# [WHAT TO PRODUCE]
Write out all the lines again, precisely as they stand, but without the images.

# [DATA SHOWN]
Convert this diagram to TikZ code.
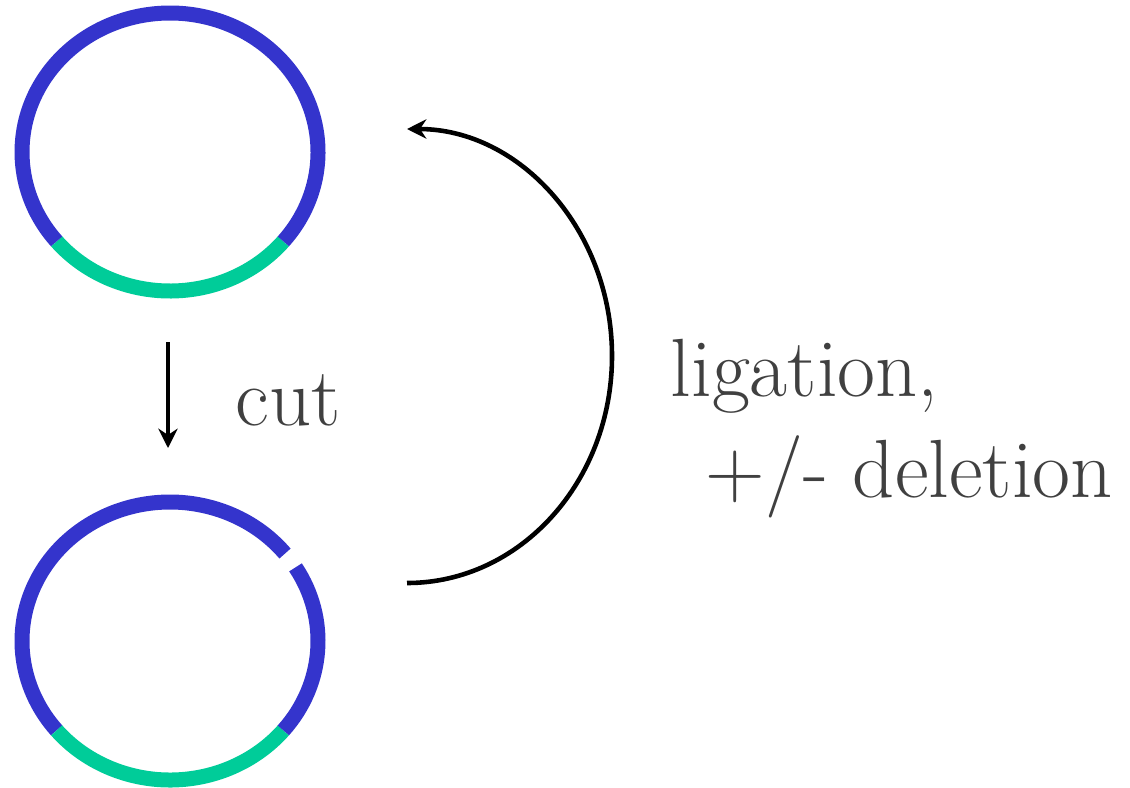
\documentclass[tikz,border=0pt]{standalone}
\usetikzlibrary{arrows.meta}

\definecolor{dnablue}{RGB}{52,52,204}
\definecolor{insertgreen}{RGB}{0,204,153}
\definecolor{textgray}{RGB}{64,64,64}

\tikzset{
  strand/.style={line width=0.15cm, line cap=butt},
  stepword/.style={text=textgray, inner sep=0pt, anchor=base west,
    font=\fontsize{23.5}{28.7}\selectfont},
  steparrow/.style={-{Stealth[length=5.5pt,width=5.5pt]}, line width=1pt}
}

\begin{document}
\begin{tikzpicture}
\useasboundingbox (0,0) rectangle (11.3,7.87);

% whole plasmid
\coordinate (plasmid) at (1.70,6.35);
\draw[strand, insertgreen] (plasmid) ++(220:1.48 and 1.39)
  arc[start angle=220, end angle=320, x radius=1.48, y radius=1.39];
\draw[strand, dnablue] (plasmid) ++(320:1.48 and 1.39)
  arc[start angle=320, end angle=580, x radius=1.48, y radius=1.39];

% cut plasmid
\coordinate (cutplasmid) at (1.70,1.46);
\draw[strand, dnablue] (cutplasmid) ++(39:1.48 and 1.39)
  arc[start angle=39, end angle=220, x radius=1.48, y radius=1.39];
\draw[strand, insertgreen] (cutplasmid) ++(220:1.48 and 1.39)
  arc[start angle=220, end angle=320, x radius=1.48, y radius=1.39];
\draw[strand, dnablue] (cutplasmid) ++(320:1.48 and 1.39)
  arc[start angle=320, end angle=392, x radius=1.48, y radius=1.39];

% cut step
\coordinate (cuttop) at (1.68,4.45);
\coordinate (cutbottom) at (1.68,3.39);
\draw[steparrow, line width=1.05pt] (cuttop) -- (cutbottom);
\node[stepword] (cut) at(2.35,3.62){cut};

% ligation step
\coordinate (ligstart) at (4.07,2.04);
\draw[steparrow, line width=1.3pt] (ligstart)
  arc[start angle=-90, end angle=90, x radius=2.05, y radius=2.27];
\node[stepword, align=left] (ligation) at(6.70,2.90){ligation,\\\hspace*{0.35cm}+/- deletion};

\end{tikzpicture}
\end{document}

# [OUTPUT OF THE TASK]
Convert this diagram to TikZ code.
\documentclass[tikz,border=0pt]{standalone}
\usetikzlibrary{arrows.meta}

\definecolor{dnablue}{RGB}{52,52,204}
\definecolor{insertgreen}{RGB}{0,204,153}
\definecolor{textgray}{RGB}{64,64,64}

\tikzset{
  strand/.style={line width=0.15cm, line cap=butt},
  stepword/.style={text=textgray, inner sep=0pt, anchor=base west,
    font=\fontsize{23.5}{28.7}\selectfont},
  steparrow/.style={-{Stealth[length=5.5pt,width=5.5pt]}, line width=1pt}
}

\begin{document}
\begin{tikzpicture}
\useasboundingbox (0,0) rectangle (11.3,7.87);

% whole plasmid
\coordinate (plasmid) at (1.70,6.35);
\draw[strand, insertgreen] (plasmid) ++(220:1.48 and 1.39)
  arc[start angle=220, end angle=320, x radius=1.48, y radius=1.39];
\draw[strand, dnablue] (plasmid) ++(320:1.48 and 1.39)
  arc[start angle=320, end angle=580, x radius=1.48, y radius=1.39];

% cut plasmid
\coordinate (cutplasmid) at (1.70,1.46);
\draw[strand, dnablue] (cutplasmid) ++(39:1.48 and 1.39)
  arc[start angle=39, end angle=220, x radius=1.48, y radius=1.39];
\draw[strand, insertgreen] (cutplasmid) ++(220:1.48 and 1.39)
  arc[start angle=220, end angle=320, x radius=1.48, y radius=1.39];
\draw[strand, dnablue] (cutplasmid) ++(320:1.48 and 1.39)
  arc[start angle=320, end angle=392, x radius=1.48, y radius=1.39];

% cut step
\coordinate (cuttop) at (1.68,4.45);
\coordinate (cutbottom) at (1.68,3.39);
\draw[steparrow, line width=1.05pt] (cuttop) -- (cutbottom);
\node[stepword] (cut) at(2.35,3.62){cut};

% ligation step
\coordinate (ligstart) at (4.07,2.04);
\draw[steparrow, line width=1.3pt] (ligstart)
  arc[start angle=-90, end angle=90, x radius=2.05, y radius=2.27];
\node[stepword, align=left] (ligation) at(6.70,2.90){ligation,\\\hspace*{0.35cm}+/- deletion};

\end{tikzpicture}
\end{document}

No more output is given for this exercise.